** start of Supplied data **
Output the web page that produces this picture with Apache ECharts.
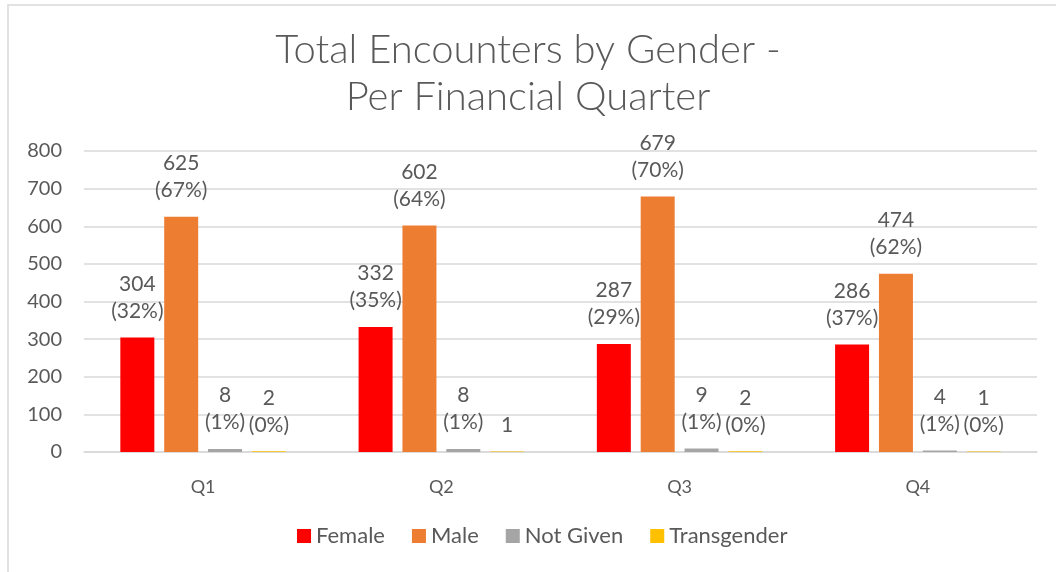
<!DOCTYPE html>
<html>
<head>
<meta charset="utf-8">
<script src="https://cdn.jsdelivr.net/npm/echarts@6/dist/echarts.min.js"></script>
<style>
  html, body { margin: 0; padding: 0; background: #fff; }
  #chart { width: 1056px; height: 572px; }
</style>
</head>
<body>
<div id="chart"></div>
<script>
const quarters = ['Q1', 'Q2', 'Q3', 'Q4'];
const female = [304, 332, 287, 286];
const male = [625, 602, 679, 474];
const notGiven = [8, 8, 9, 4];
const transgender = [2, 1, 2, 1];
// percent text shown under each value ('' = no percent shown)
const femalePct = ['32%', '35%', '29%', '37%'];
const malePct = ['67%', '64%', '70%', '62%'];
const notGivenPct = ['1%', '1%', '1%', '1%'];
const transgenderPct = ['0%', '', '0%', '0%'];

const textColor = '#595959';
const font = 'Lato';

function makeSeries(name, values, pcts, color) {
  return {
    name: name,
    type: 'bar',
    data: values,
    barWidth: 34,
    barGap: '29%',
    itemStyle: { color: color },
    label: {
      show: true,
      position: 'top',
      distance: 13,
      color: textColor,
      fontFamily: font,
      fontSize: 21,
      lineHeight: 27,
      formatter: function (p) {
        const pc = pcts[p.dataIndex];
        return pc ? p.value + '\n(' + pc + ')' : String(p.value);
      }
    }
  };
}

const chart = echarts.init(document.getElementById('chart'));
chart.setOption({
  backgroundColor: '#fff',
  animation: false,
  title: {
    text: 'Total Encounters by Gender -\nPer Financial Quarter',
    left: 'center',
    top: 22,
    textStyle: {
      color: textColor,
      fontFamily: font,
      fontWeight: 300,
      fontSize: 40,
      lineHeight: 47
    }
  },
  graphic: [{
    type: 'polyline',
    shape: { points: [[8, 600], [8, 5], [1100, 5]] },
    style: { stroke: '#d9d9d9', lineWidth: 1.5, fill: null }
  }],
  legend: {
    bottom: 20,
    left: 292,
    icon: 'rect',
    itemWidth: 14,
    itemHeight: 14,
    itemGap: 27,
    textStyle: { color: textColor, fontFamily: font, fontSize: 22 }
  },
  grid: { left: 84, right: 19, top: 151, bottom: 120 },
  xAxis: {
    type: 'category',
    data: quarters,
    axisLine: { lineStyle: { color: '#d9d9d9', width: 1.5 } },
    axisTick: { show: false },
    axisLabel: { color: textColor, fontFamily: font, fontSize: 18, margin: 26 }
  },
  yAxis: {
    type: 'value',
    min: 0,
    max: 800,
    interval: 100,
    axisLine: { show: false },
    axisTick: { show: false },
    splitLine: { lineStyle: { color: '#d9d9d9', width: 1.5 } },
    axisLabel: { color: textColor, fontFamily: font, fontSize: 20, margin: 22 }
  },
  series: [
    makeSeries('Female', female, femalePct, '#ff0000'),
    makeSeries('Male', male, malePct, '#ed7d31'),
    makeSeries('Not Given', notGiven, notGivenPct, '#a5a5a5'),
    makeSeries('Transgender', transgender, transgenderPct, '#ffc000')
  ]
});
</script>
</body>
</html>
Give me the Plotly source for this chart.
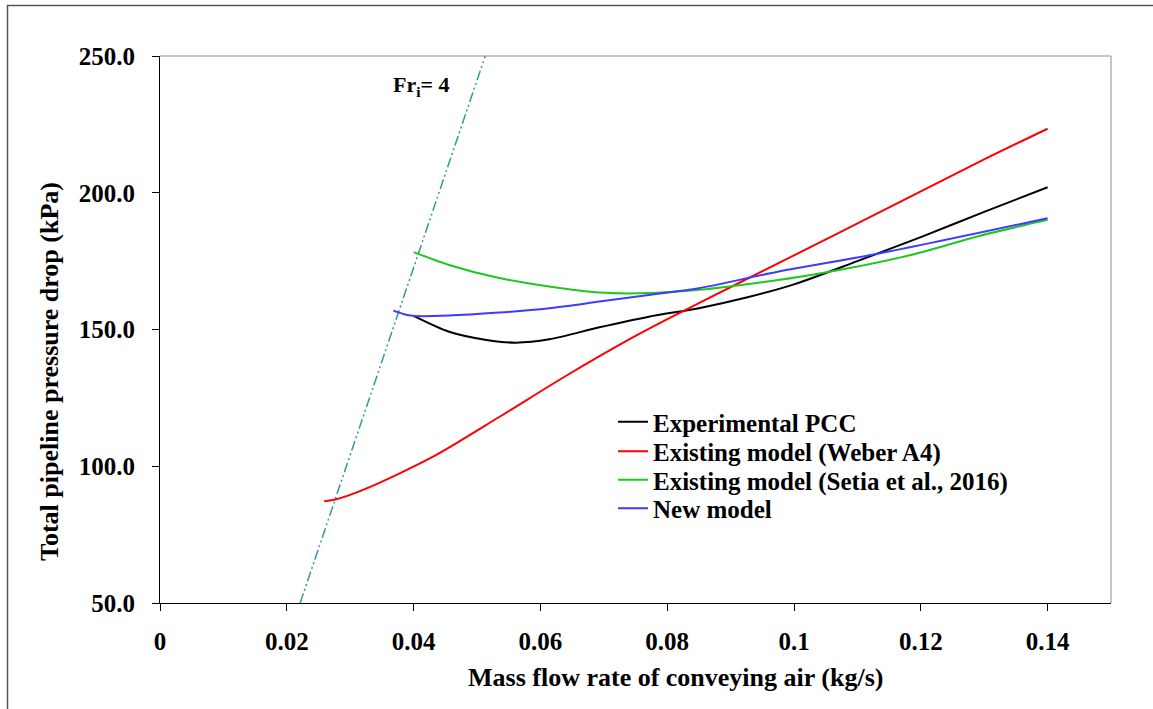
import plotly.graph_objects as go

# ---- data ----
exp_x = [0.0400, 0.0456, 0.0515, 0.0561, 0.0614, 0.0693, 0.0771, 0.0850, 0.0925, 0.1000, 0.1100, 0.1200, 0.1300, 0.1400]
exp_y = [155.0, 149.2, 146.2, 145.2, 146.4, 150.8, 154.7, 157.8, 161.7, 166.5, 175.0, 183.8, 193.0, 202.0]

weber_x = [0.0259, 0.0278, 0.0325, 0.0430, 0.0535, 0.0640, 0.0745, 0.0798, 0.0913, 0.1055, 0.1299, 0.1400]
weber_y = [87.2, 87.9, 91.8, 103.4, 118.0, 133.0, 147.0, 153.5, 167.0, 183.5, 212.1, 223.4]

setia_x = [0.0400, 0.0456, 0.0535, 0.0614, 0.0693, 0.0771, 0.0850, 0.0898, 0.1029, 0.1186, 0.1292, 0.1400]
setia_y = [178.3, 173.6, 168.8, 165.7, 163.5, 163.3, 164.5, 165.7, 170.0, 177.3, 184.2, 190.1]

new_x = [0.0368, 0.0385, 0.0398, 0.0456, 0.0535, 0.0614, 0.0693, 0.0771, 0.0850, 0.0976, 0.1134, 0.1400]
new_y = [156.9, 155.6, 155.0, 155.1, 156.2, 157.8, 160.2, 162.6, 165.1, 171.2, 177.8, 190.7]

fr_x = [0.0221, 0.0513]
fr_y = [50, 250]

x_ticks = [0, 0.02, 0.04, 0.06, 0.08, 0.1, 0.12, 0.14]
x_ticklabels = ["0", "0.02", "0.04", "0.06", "0.08", "0.1", "0.12", "0.14"]
y_ticks = [50, 100, 150, 200, 250]
y_ticklabels = ["50.0", "100.0", "150.0", "200.0", "250.0"]

series_names = ["Experimental PCC", "Existing model (Weber A4)",
                "Existing model (Setia et al., 2016)", "New model"]

FONT = "Liberation Serif"

L, R, T, B = 160, 42, 56, 106
W, H = 1153, 709
pw, ph = W - L - R, H - T - B

def px_x(px):
    return (px - L) / pw

def px_y(py):
    return (H - B - py) / ph

fig = go.Figure()
fig.add_trace(go.Scatter(x=fr_x, y=fr_y, mode="lines", showlegend=False,
                         line=dict(color="#2f9a9a", width=1.5, dash="10px,3px,2px,3px,2px,3px")))

series = [(exp_x, exp_y, "#000000"), (weber_x, weber_y, "#ff0000"),
          (setia_x, setia_y, "#1ec81e"), (new_x, new_y, "#3c3cff")]
legend_ids = ["legend", "legend2", "legend3", "legend4"]
row_centers = [422, 451.5, 480, 508.5]

for (sx, sy, col), name, lid in zip(series, series_names, legend_ids):
    fig.add_trace(go.Scatter(x=sx, y=sy, mode="lines", name="<b>%s</b>" % name, legend=lid,
                             line=dict(color=col, width=2, shape="spline", smoothing=0.8)))

legend_layouts = {}
for lid, yc in zip(legend_ids, row_centers):
    legend_layouts[lid] = dict(x=px_x(613), y=px_y(yc), xanchor="left", yanchor="middle",
                               bgcolor="rgba(0,0,0,0)", borderwidth=0,
                               font=dict(family=FONT, size=25, color="black"), itemwidth=30)

fig.update_layout(
    width=W, height=H,
    margin=dict(l=L, r=R, t=T, b=B),
    paper_bgcolor="white", plot_bgcolor="white",
    font=dict(family=FONT, size=25, color="black"),
    showlegend=True,
    xaxis=dict(range=[0, 0.15], tickvals=x_ticks, ticktext=["<b>%s</b>" % t for t in x_ticklabels],
               showgrid=False, zeroline=False, showline=True, linecolor="black", linewidth=1,
               ticks="outside", ticklen=7, tickcolor="black", tickwidth=1, ticklabelstandoff=9,
               tickfont=dict(family=FONT, size=25, color="black")),
    yaxis=dict(range=[50, 250], tickvals=y_ticks, ticktext=["<b>%s</b>" % t for t in y_ticklabels],
               showgrid=False, zeroline=False, showline=True, linecolor="black", linewidth=1,
               ticks="outside", ticklen=7, tickcolor="black", tickwidth=1, ticklabelstandoff=12,
               tickfont=dict(family=FONT, size=25, color="black")),
    **legend_layouts,
)

# plot frame top/right (gray)
fig.add_shape(type="line", xref="paper", yref="paper", x0=0, x1=1, y0=1, y1=1,
              line=dict(color="#8c8c8c", width=1))
fig.add_shape(type="line", xref="paper", yref="paper", x0=1, x1=1, y0=0, y1=1,
              line=dict(color="#8c8c8c", width=1))
# outer chart border
fig.add_shape(type="rect", xref="paper", yref="paper",
              x0=px_x(7.5), x1=px_x(1170), y0=px_y(720), y1=px_y(5.5),
              line=dict(color="#555555", width=1.5))

# axis titles
fig.add_annotation(xref="paper", yref="paper", x=px_x(675), y=px_y(677),
                   text="<b>Mass flow rate of conveying air (kg/s)</b>", showarrow=False,
                   font=dict(family=FONT, size=26, color="black"), xanchor="center", yanchor="middle")
fig.add_annotation(xref="paper", yref="paper", x=px_x(49), y=px_y(372),
                   text="<b>Total pipeline pressure drop (kPa)</b>", showarrow=False, textangle=-90,
                   font=dict(family=FONT, size=26, color="black"), xanchor="center", yanchor="middle")
# Fr annotation
fig.add_annotation(xref="paper", yref="paper", x=px_x(391), y=px_y(86),
                   text="<b>Fr<sub>i</sub>= 4</b>", showarrow=False,
                   font=dict(family=FONT, size=22, color="black"), xanchor="left", yanchor="middle")

fig.write_html("out.html")
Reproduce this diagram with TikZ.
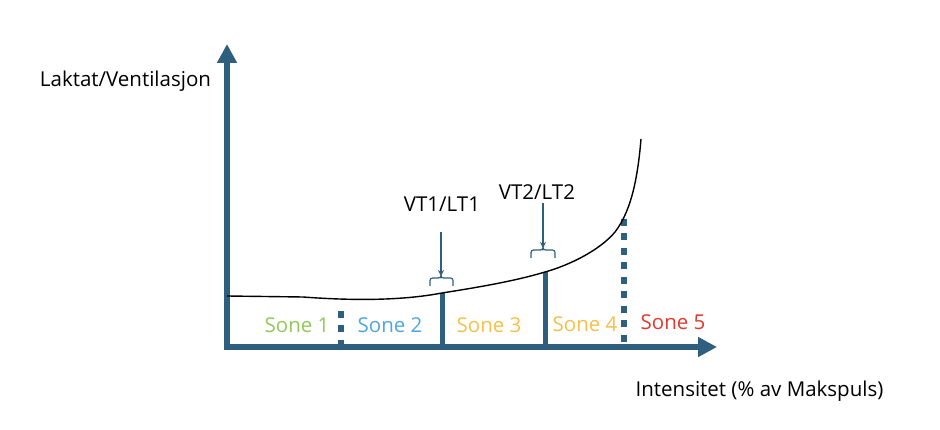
** end of Supplied data **
## Stated task
Can the lines from the start of the records through the line with "const font = 'Lato';" be given again exactly, with the pictures left out?

## Answer to the problem
Output the web page that produces this picture with Apache ECharts.
<!DOCTYPE html>
<html>
<head>
<meta charset="utf-8">
<script src="https://cdn.jsdelivr.net/npm/echarts@6/dist/echarts.min.js"></script>
<style>
  html, body { margin: 0; padding: 0; background: #fff; }
  #chart { width: 1056px; height: 572px; }
</style>
</head>
<body>
<div id="chart"></div>
<script>
const quarters = ['Q1', 'Q2', 'Q3', 'Q4'];
const female = [304, 332, 287, 286];
const male = [625, 602, 679, 474];
const notGiven = [8, 8, 9, 4];
const transgender = [2, 1, 2, 1];
// percent text shown under each value ('' = no percent shown)
const femalePct = ['32%', '35%', '29%', '37%'];
const malePct = ['67%', '64%', '70%', '62%'];
const notGivenPct = ['1%', '1%', '1%', '1%'];
const transgenderPct = ['0%', '', '0%', '0%'];

const textColor = '#595959';
const font = 'Lato';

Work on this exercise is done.